Shortly thereafter, the Federal Reserve also expanded its purchase of U.S. Treasury securities and agency mortgage-backed securities. “By the beginning of 2009, we had doubled our balance sheet to $1.75 trillion. It’s now over $5 trillion,” said Fisher.
Those moves, known as quantitative easing, helped lower interest rates and expand the money supply. The stock market soared for several years as a result, but in the past six months has experienced a high degree of volatility.
“The volatility that we’ve engineered is now quite extreme. There’s a lot of money sloshing around in the hull of the ship of the global economy,” said Fisher. “Through our purchases at the Federal Reserve, we expanded the balance sheet of the Fed dramatically.”
“When you buy something you pay for it,” he continued. “In the case of the Federal Reserve, we bought Treasuries and mortgage-backed securities. We paid the commercial banks, the depository institutions for those instruments. And they put it back on the balance sheets of the 12 federal reserve banks. There is now $2.5 trillion of excess reserves on the balance sheet of the 12 federal reserve banks.”
All that cash in the global economy can be a blessing and a curse, emphasized Fisher. It is precisely at times such as these that Fisher likes to quote Scottish author Charles Mackay, who wrote a book titled “Extraordinary Popular Delusions and the Madness of Crowds.”
“Every age has its peculiar folly: some scheme, project or fantasy into which it plunges, spurred on by the love of gain, the necessity of excitement, or the force of imitation. Men, it has been well said, think in herds; it will be seen that they go mad in herds, while they only recover their senses slowly, and one by one,” wrote Mackay.
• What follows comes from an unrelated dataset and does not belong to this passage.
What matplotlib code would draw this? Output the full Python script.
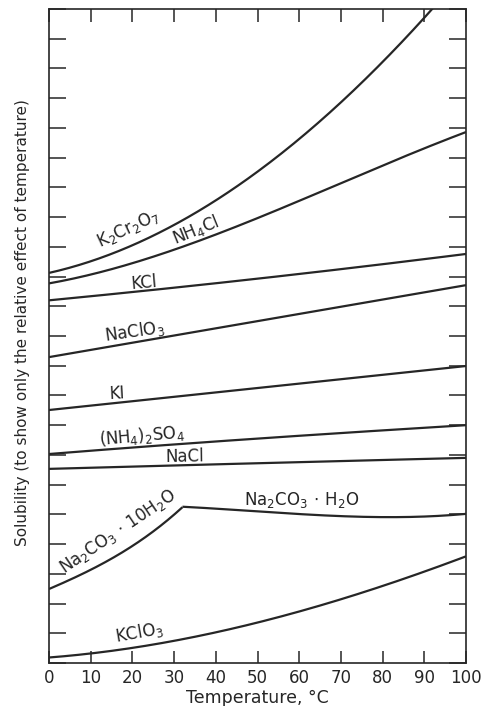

“I tell every young economist and every young investor that comes to my office that’s the only book you need to read,” said Fisher. “It was written in 1841.”
After the Federal Reserve cut interest rates to near zero, flattened the yield curve and lowered the hurdle for discounting fewer cash flows, the herd took over, explained Fisher.
He reiterated that the herd has driven the prices of financial assets to extreme levels. “Therein lies the disconnect, in my view, between the real economy and the financial markets.”